Let’s suppose also that if Fred were now to drown in the ocean, John would be better off in terms of coconuts since he could keep them all for himself. But if Fred had never existed, John would be much worse off because John would never have been able to build the coconut retrieval system. Their arrangement, then, is mutually beneficial in relation to how each would have fared had the other never existed.
So I’m curious what you make of the justice of their arrangement. That seems like a good place to start. Let’s see if we can agree at least about this simple case.
Thank you Professor. I'm sure we'll both be clarifying our statements. I should confess to you and your readers that I usually edit as much after I post, as in the drafting. The last line as it stands does need improvement and there's more to say.

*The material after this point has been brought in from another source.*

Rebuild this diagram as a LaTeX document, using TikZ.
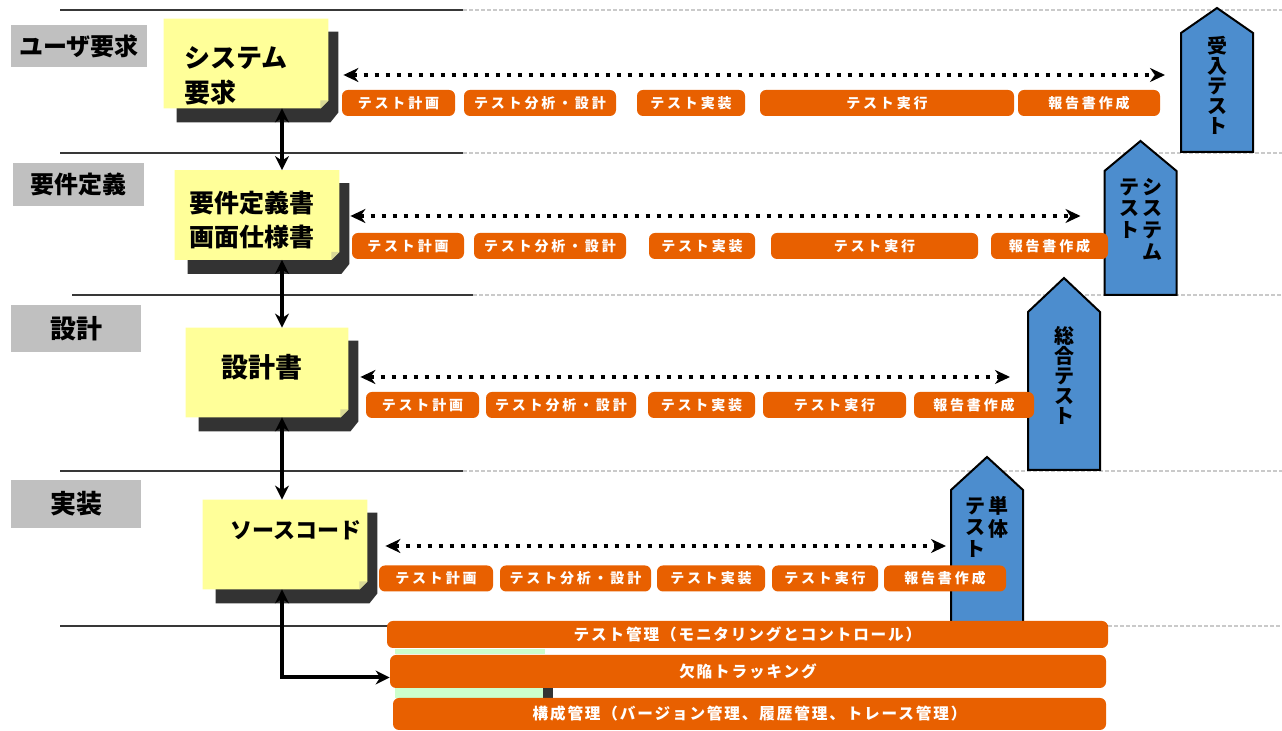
\documentclass[tikz,border=0pt]{standalone}
\usepackage{fontspec}
\setmainfont{Noto Sans CJK JP}
\usetikzlibrary{arrows.meta,calc}

\definecolor{TaskOrange}{HTML}{E86000}
\definecolor{NoteYellow}{HTML}{FFFF99}
\definecolor{NoteShade}{HTML}{333333}
\definecolor{NoteFold}{HTML}{D8D896}
\definecolor{PhaseGray}{HTML}{C0C0C0}
\definecolor{TagBlue}{HTML}{4C8DCE}
\definecolor{RuleDark}{HTML}{383838}
\definecolor{RuleLight}{HTML}{CACACA}
\definecolor{StripGreen}{HTML}{CCFFCC}

\pgfdeclarelayer{rules}
\pgfdeclarelayer{shapes}
\pgfsetlayers{rules,shapes,main}

\tikzset{
  phasebox/.style={fill=PhaseGray,inner sep=0pt,font=\bfseries\fontsize{12}{12}\selectfont},
  notebox/.style={minimum width=82pt,minimum height=44.5pt,inner sep=0pt},
  notetext/.style={inner sep=0pt,align=left,font=\bfseries\fontsize{13}{17.5}\selectfont},
  taskbox/.style={fill=TaskOrange,text=white,rounded corners=3pt,minimum height=13pt,
    inner sep=0pt,font=\bfseries\fontsize{7}{7}\selectfont\addfontfeature{LetterSpace=20}},
  barbox/.style={fill=TaskOrange,text=white,rounded corners=3pt,inner sep=0pt,
    font=\bfseries\fontsize{7.8}{7.8}\selectfont\addfontfeature{LetterSpace=12}},
  tagtext/.style={inner sep=0pt,align=center,font=\bfseries\fontsize{10}{10}\selectfont},
  ruledark/.style={RuleDark,line width=1pt},
  rulelight/.style={RuleLight,line width=0.8pt,dash pattern=on 2pt off 1pt},
  flowarrow/.style={line width=2pt,arrows={Stealth[length=7pt,width=7pt]-Stealth[length=7pt,width=7pt]}},
  planarrow/.style={line width=2pt,dash pattern=on 2pt off 3.5pt,
    arrows={Stealth[length=7.5pt,width=7pt]-Stealth[length=7.5pt,width=7pt]}}
}

% sticky note: shadow, yellow sheet and folded corner behind a notebox node
\newcommand\notesheet[1]{%
  \begin{pgfonlayer}{shapes}
    \fill[NoteShade] ($(#1.north west)+(13,13)$) -- ($(#1.north east)+(10,13)$)
      -- ($(#1.south east)+(10,4)$) -- ($(#1.south east)+(2,14)$)
      -- ($(#1.south west)+(13,14)$) -- cycle;
    \fill[NoteYellow] (#1.north west) -- (#1.north east) -- ($(#1.south east)+(0,-8)$)
      -- ($(#1.south east)+(-8,0)$) -- (#1.south west) -- cycle;
    \fill[NoteFold] ($(#1.south east)+(0,-8)$) -- ($(#1.south east)+(-8,-8)$)
      -- ($(#1.south east)+(-8,0)$) -- cycle;
  \end{pgfonlayer}}

% test level tag: name of left edge, centre x, apex, shoulder, bottom
\newcommand\testtag[5]{%
  \begin{pgfonlayer}{shapes}
    \filldraw[fill=TagBlue,draw=black,line width=1pt]
      (#2-36,#5) -- (#2-36,#4) -- (#2,#3) -- (#2+36,#4) -- (#2+36,#5) -- cycle;
  \end{pgfonlayer}
  \coordinate (#1) at (#2-36,#4);}

\newcommand\tagcols[2]{\begin{tabular}[t]{@{}c@{}}#1\end{tabular}\hspace{1.5pt}%
  \begin{tabular}[t]{@{}c@{}}#2\end{tabular}}

\begin{document}
\begin{tikzpicture}[x=0.5pt,y=-0.5pt]
  \useasboundingbox (0,0) rectangle (1282,731);
  \begin{pgfonlayer}{rules}
    \fill[white] (0,0) rectangle (1282,731);
    \foreach \xa/\xb/\y in {60/463/10,60/463/153,72/473/295,60/463/471,60/1108/626}
      \draw[ruledark] (\xa,\y) -- (\xb,\y);
    \foreach \xa/\y in {463/10,463/153,473/295,463/471,1108/626}
      \draw[rulelight] (\xa,\y) -- (1282,\y);
  \end{pgfonlayer}

  % phases
  \node[phasebox,minimum width=68pt,minimum height=21pt] (userreq) at (79,46) {ユーザ要求};
  \node[phasebox,minimum width=65.5pt,minimum height=21.5pt] (reqphase) at (78.5,184.5) {要件定義};
  \node[phasebox,minimum width=65pt,minimum height=23.5pt,
        font=\bfseries\fontsize{13}{13}\selectfont] (designphase) at (76,328.5) {設計};
  \node[phasebox,minimum width=65pt,minimum height=24pt,
        font=\bfseries\fontsize{13}{13}\selectfont] (implphase) at (76,504) {実装};

  % documents
  \node[notebox] (sysreq) at (246,63.5) {};
  \node[notebox] (reqdef) at (257,215) {};
  \node[notebox,minimum width=81pt] (design) at (267,372.5) {};
  \node[notebox] (code) at (285,544.5) {};
  \foreach \n in {sysreq,reqdef,design,code}
    \notesheet{\n};
  \node[notetext,anchor=west] (sysreqtxt) at (184,75.5) {システム\\要求};
  \node[notetext,font=\bfseries\fontsize{12.5}{17}\selectfont] (reqdeftxt) at (252,220) {要件定義書\\画面仕様書};
  \node[notetext,font=\bfseries\fontsize{13.5}{14}\selectfont] (designtxt) at (262,367) {設計書};
  \node[notetext,font=\bfseries\fontsize{11}{12}\selectfont] (codetxt) at (296,530) {ソースコード};

  % test levels
  \testtag{accept-edge}{1217}{8}{33}{152}
  \testtag{systest-edge}{1140.5}{141}{171}{295}
  \testtag{integ-edge}{1064}{278}{312}{470}
  \testtag{unit-edge}{987}{457}{490}{624}
  \node[tagtext,anchor=north] (accept) at (1217,36) {受\\入\\テ\\ス\\ト};
  \node[tagtext,anchor=north] (systest) at (1140.5,178) {\tagcols{テ\\ス\\ト}{シ\\ス\\テ\\ム}};
  \node[tagtext,anchor=north] (integ) at (1064,326) {総\\合\\テ\\ス\\ト};
  \node[tagtext,anchor=north] (unit) at (987,496) {\tagcols{テ\\ス\\ト}{単\\体}};

  % derivation between documents
  \coordinate (col) at (282,0);
  \draw[flowarrow] (sysreq.south -| col) -- (reqdef.north -| col);
  \draw[flowarrow] (reqdef.south -| col) -- (design.north -| col);
  \draw[flowarrow] (design.south -| col) -- (code.north -| col);

  % test process rows
  \foreach \xa/\xb/\txt [count=\i] in {342/455/テスト計画,464/616/テスト分析・設計,
      637/745/テスト実装,760/1014/テスト実行,1018/1160/報告書作成}
    \node[taskbox,minimum width={(\xb-\xa)*0.5pt}] (acctask\i) at ({(\xa+\xb)/2},103) {\txt};
  \foreach \xa/\xb/\txt [count=\i] in {352/464/テスト計画,474/626/テスト分析・設計,
      649/755/テスト実装,771/978/テスト実行,991/1108/報告書作成}
    \node[taskbox,minimum width={(\xb-\xa)*0.5pt}] (systask\i) at ({(\xa+\xb)/2},246) {\txt};
  \foreach \xa/\xb/\txt [count=\i] in {366/479/テスト計画,486/636/テスト分析・設計,
      648/755/テスト実装,763/906/テスト実行,914/1034/報告書作成}
    \node[taskbox,minimum width={(\xb-\xa)*0.5pt}] (inttask\i) at ({(\xa+\xb)/2},405) {\txt};
  \foreach \xa/\xb/\txt [count=\i] in {379/493/テスト計画,500/651/テスト分析・設計,
      657/765/テスト実装,772/878/テスト実行,884/1006/報告書作成}
    \node[taskbox,minimum width={(\xb-\xa)*0.5pt}] (unittask\i) at ({(\xa+\xb)/2},578.5) {\txt};

  % verification links
  \coordinate (p1) at ($(sysreq.east)+(15,11.5)$);
  \coordinate (p2) at ($(reqdef.east)+(11,1)$);
  \coordinate (p3) at ($(design.east)+(12,4.5)$);
  \coordinate (p4) at ($(code.east)+(18,1.5)$);
  \draw[planarrow] (p1) -- ($(p1 -| accept-edge)+(-16,0)$);
  \draw[planarrow] (p2) -- ($(p2 -| systest-edge)+(-24,0)$);
  \draw[planarrow] (p3) -- ($(p3 -| integ-edge)+(-18,0)$);
  \draw[planarrow] (p4) -- ($(p4 -| unit-edge)+(-5,0)$);

  % management bars
  \fill[StripGreen] (395,649) rectangle (545,654);
  \fill[StripGreen] (395,688) rectangle (545,698);
  \fill[NoteShade] (543,688) rectangle (553,698);
  \node[barbox,minimum width=360.5pt,minimum height=13.5pt] (testmgmt) at (747.5,634.5)
    {テスト管理（モニタリングとコントロール）};
  \node[barbox,minimum width=358pt,minimum height=16.5pt] (defect) at (748,671.5)
    {欠陥トラッキング};
  \node[barbox,minimum width=356.5pt,minimum height=16pt] (config) at (749.5,714)
    {構成管理（バージョン管理、履歴管理、トレース管理）};
  \draw[flowarrow] (code.south -| col) |- ([yshift=-3pt]defect.west);
\end{tikzpicture}
\end{document}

To accommodate the fact that you're responding in particular to that statement, when I replace/edit it, I'll just cross through so everyone can see what you're responding to.
The point in a post to come will be how science has influenced Western thought. I knew I shouldn't have used the "T" word there. More later.
Thank you for visiting my pages. Look at the August index to see previous posts about your conversation. However much we might differ, I do admire your work.
Dear Professor,
Doesn't technology reflect the culture that produces it? That is to say, although there are physical limitations- a neo-lithic society produces flint chips not silicon chips- the technology produced reflects the desires of the culture that originates it? Similarly, the practice of science reflects the culture from which it arises?
I am trying to clarify in my mind the point you are making, without sliding into the solipsism of some theories that eliminate an underlying physical reality, as potentially unknowable as it may be to people.
In other words, some technical revolutions arose from a capitalist approach, because capitalist cultures wanted them. Bronze age cultures wanted bronze swords because that was a technology they could both physically produce and actively desire.
Sorry if I have put this too simply, but Henri Lefebvre and Michel De Certeau have written on this at length, and without the length limitations of a blog comment!